A National Transportation Safety Board (NTSB) official said the balloon crashed after an unspecified problem with its envelope.
Witnesses told officials that the balloon went straight up and down before a hard impact, according to a local TV station. One person was pronounced dead at the scene, while three others died at a hospital. A fifth is in critical condition.
One victim was identified by family members as 28-year-old Indiana nurse Katie Bartrom. “She was a beautiful person, she recently became an RN and was making it on her own,” said her mom, Jennifer Hubartt.
Members of the area’s skydiving community told ABC15 that the pilot, Cornelius van der Walt, also died in the crash. The skydiver David Boone described Van der Walt as “an excellent balloon pilot. It’s not like he wasn’t experienced to dropping skydivers. He knew what he was doing.”
The crash is the deadliest since June 2021, when a balloon came down near Albuquerque, New Mexico, killing five. An NTSB accident report said that the pilot, Nicholas Meleski, did not maintain enough clearance from power lines while trying to land.

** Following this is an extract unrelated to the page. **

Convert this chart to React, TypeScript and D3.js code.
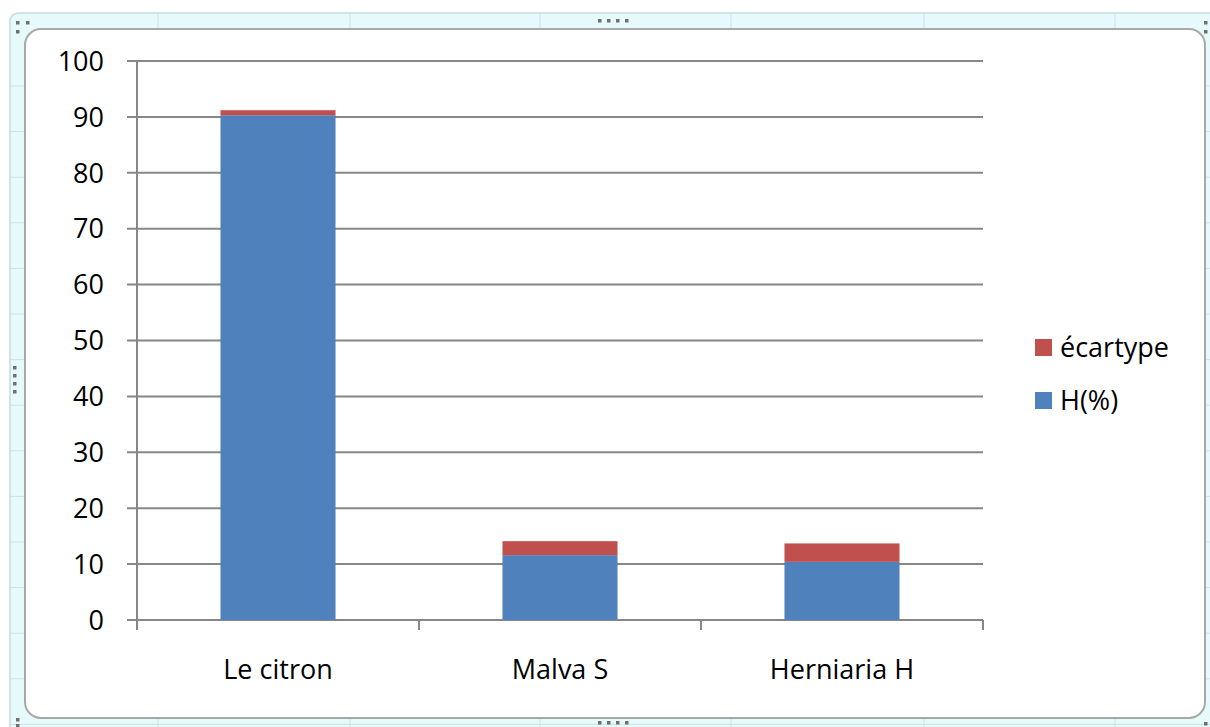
import React from "react";
import * as d3 from "d3";

const categories = ["Le citron", "Malva S", "Herniaria H"];
const hValues = [90.3, 11.6, 10.4];
const ecartValues = [0.9, 2.5, 3.3];
const yTicks = [0, 10, 20, 30, 40, 50, 60, 70, 80, 90, 100];
const seriesNames = ["H(%)", "écartype"];

const W = 1210;
const H = 727;
const FONT = "'Open Sans', Lato, sans-serif";
const FS = 27;
const BLUE = "#4F81BD";
const RED = "#C0504D";
const GRID = "#878787";

export default function App() {
  const plotLeft = 137;
  const plotRight = 983;
  const plotTop = 61;
  const plotBottom = 620;

  const x = d3
    .scaleBand<string>()
    .domain(categories)
    .range([plotLeft, plotRight])
    .paddingInner(0.592)
    .paddingOuter(0.296);
  const y = d3.scaleLinear().domain([0, 100]).range([plotBottom, plotTop]);

  const rows = categories.map((c, i) => ({ cat: c, H: hValues[i], E: ecartValues[i] }));
  const stacked = d3.stack<any>().keys(["H", "E"])(rows);
  const colors = [BLUE, RED];

  const step = x.step();
  const boundaries = d3.range(categories.length + 1).map((i) => plotLeft + i * step);

  // spreadsheet background grid
  const colLines = [158, 350, 540, 731, 924, 1115];
  const rowLines = d3.range(0, 15).map((i) => 86 + i * 45.6);

  const dot = (cx: number, cy: number, k: string) => (
    <rect key={k} x={cx} y={cy} width={3.5} height={3.5} fill="#6f6f6f" />
  );

  return (
    <div style={{ position: "absolute", left: 0, top: 0 }}>
      <svg width={W} height={H} style={{ display: "block" }}>
        <rect x={0} y={0} width={W} height={H} fill="#ffffff" />
        {/* cyan spreadsheet area */}
        <rect x={10} y={13} width={W} height={H} rx={8} fill="#e6fafb" stroke="#c9dadc" strokeWidth={1.5} />
        {colLines.map((cx, i) => (
          <line key={"c" + i} x1={cx} x2={cx} y1={14} y2={H} stroke="#cfe0e4" strokeWidth={1} />
        ))}
        {rowLines.map((ry, i) => (
          <line key={"r" + i} x1={10} x2={W} y1={ry} y2={ry} stroke="#cfe0e4" strokeWidth={1} />
        ))}
        {/* chart frame */}
        <rect x={25} y={29} width={1180} height={689} rx={16} fill="#ffffff" stroke="#a8a8a8" strokeWidth={2} />
        {/* handles */}
        {dot(16, 21, "h1")}
        {dot(26, 21, "h2")}
        {dot(16, 30, "h3")}
        {[598, 607, 616, 625].map((xx, i) => dot(xx, 19, "t" + i))}
        {[598, 607, 616, 625].map((xx, i) => dot(xx, 721, "b" + i))}
        {[366, 374, 382, 390].map((yy, i) => dot(13, yy, "l" + i))}
        {dot(1204, 21, "r1")}
        {dot(1204, 30, "r2")}
        {dot(16, 718, "bl1")}
        {dot(16, 724, "bl2")}
        {dot(1204, 722, "br1")}

        {/* gridlines */}
        {yTicks.map((t) => (
          <line
            key={"g" + t}
            x1={plotLeft - 10}
            x2={plotRight}
            y1={y(t)}
            y2={y(t)}
            stroke={GRID}
            strokeWidth={2}
          />
        ))}
        {/* y axis */}
        <line x1={plotLeft} x2={plotLeft} y1={plotTop} y2={plotBottom + 10} stroke={GRID} strokeWidth={2} />
        {/* x axis ticks */}
        {boundaries.map((bx, i) => (
          <line key={"xt" + i} x1={bx} x2={bx} y1={plotBottom} y2={plotBottom + 10} stroke={GRID} strokeWidth={2} />
        ))}
        {/* bars */}
        {stacked.map((s, si) =>
          s.map((d, i) => (
            <rect
              key={si + "-" + i}
              x={x(categories[i])!}
              y={y(d[1])}
              width={x.bandwidth()}
              height={y(d[0]) - y(d[1])}
              fill={colors[si]}
            />
          ))
        )}
        {/* y labels */}
        {yTicks.map((t) => (
          <text
            key={"yl" + t}
            x={104}
            y={y(t)}
            dy="0.36em"
            textAnchor="end"
            fontFamily={FONT}
            fontSize={FS}
            fill="#000"
          >
            {t}
          </text>
        ))}
        {/* x labels */}
        {categories.map((c) => (
          <text
            key={"xl" + c}
            x={x(c)! + x.bandwidth() / 2}
            y={679}
            textAnchor="middle"
            fontFamily={FONT}
            fontSize={FS}
            fill="#000"
          >
            {c}
          </text>
        ))}
        {/* legend */}
        {[1, 0].map((si, j) => (
          <g key={"lg" + si} transform={`translate(1035, ${339 + j * 53})`}>
            <rect x={0} y={0} width={17} height={17} fill={colors[si]} />
            <text x={25} y={18} fontFamily={FONT} fontSize={FS} fill="#000">
              {seriesNames[si]}
            </text>
          </g>
        ))}
      </svg>
    </div>
  );
}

Investigators said the amounts of cocaine and marijuana found in Meleski’s system at the time suggested “recent use” that would have probably had “impairing effects” that contributed to the crash.
A year later, a balloon came down in Burlington, Wisconsin, seriously injuring three people. A report determined that the “probable cause(s) of the crash was the pilot’s selection of an inappropriate landing location and his failure to avoid an oncoming freight train, which resulted in the train colliding with and dragging the balloon.”
In another fatal incident, a Vermont balloonist had trouble finding a striker to relight the burner to re-inflate his balloon, causing it to hit the ground. In that 2021 crash, the pilot, Brian Boland, was thrown out of the basket, became trapped in a rope and was dangled under the balloon for a mile before falling to his death in a field.
This article was amended on 16 January 2024. A reference in an earlier version to a balloon crash in “Burlington, Vermont” was corrected to Burlington, Wisconsin.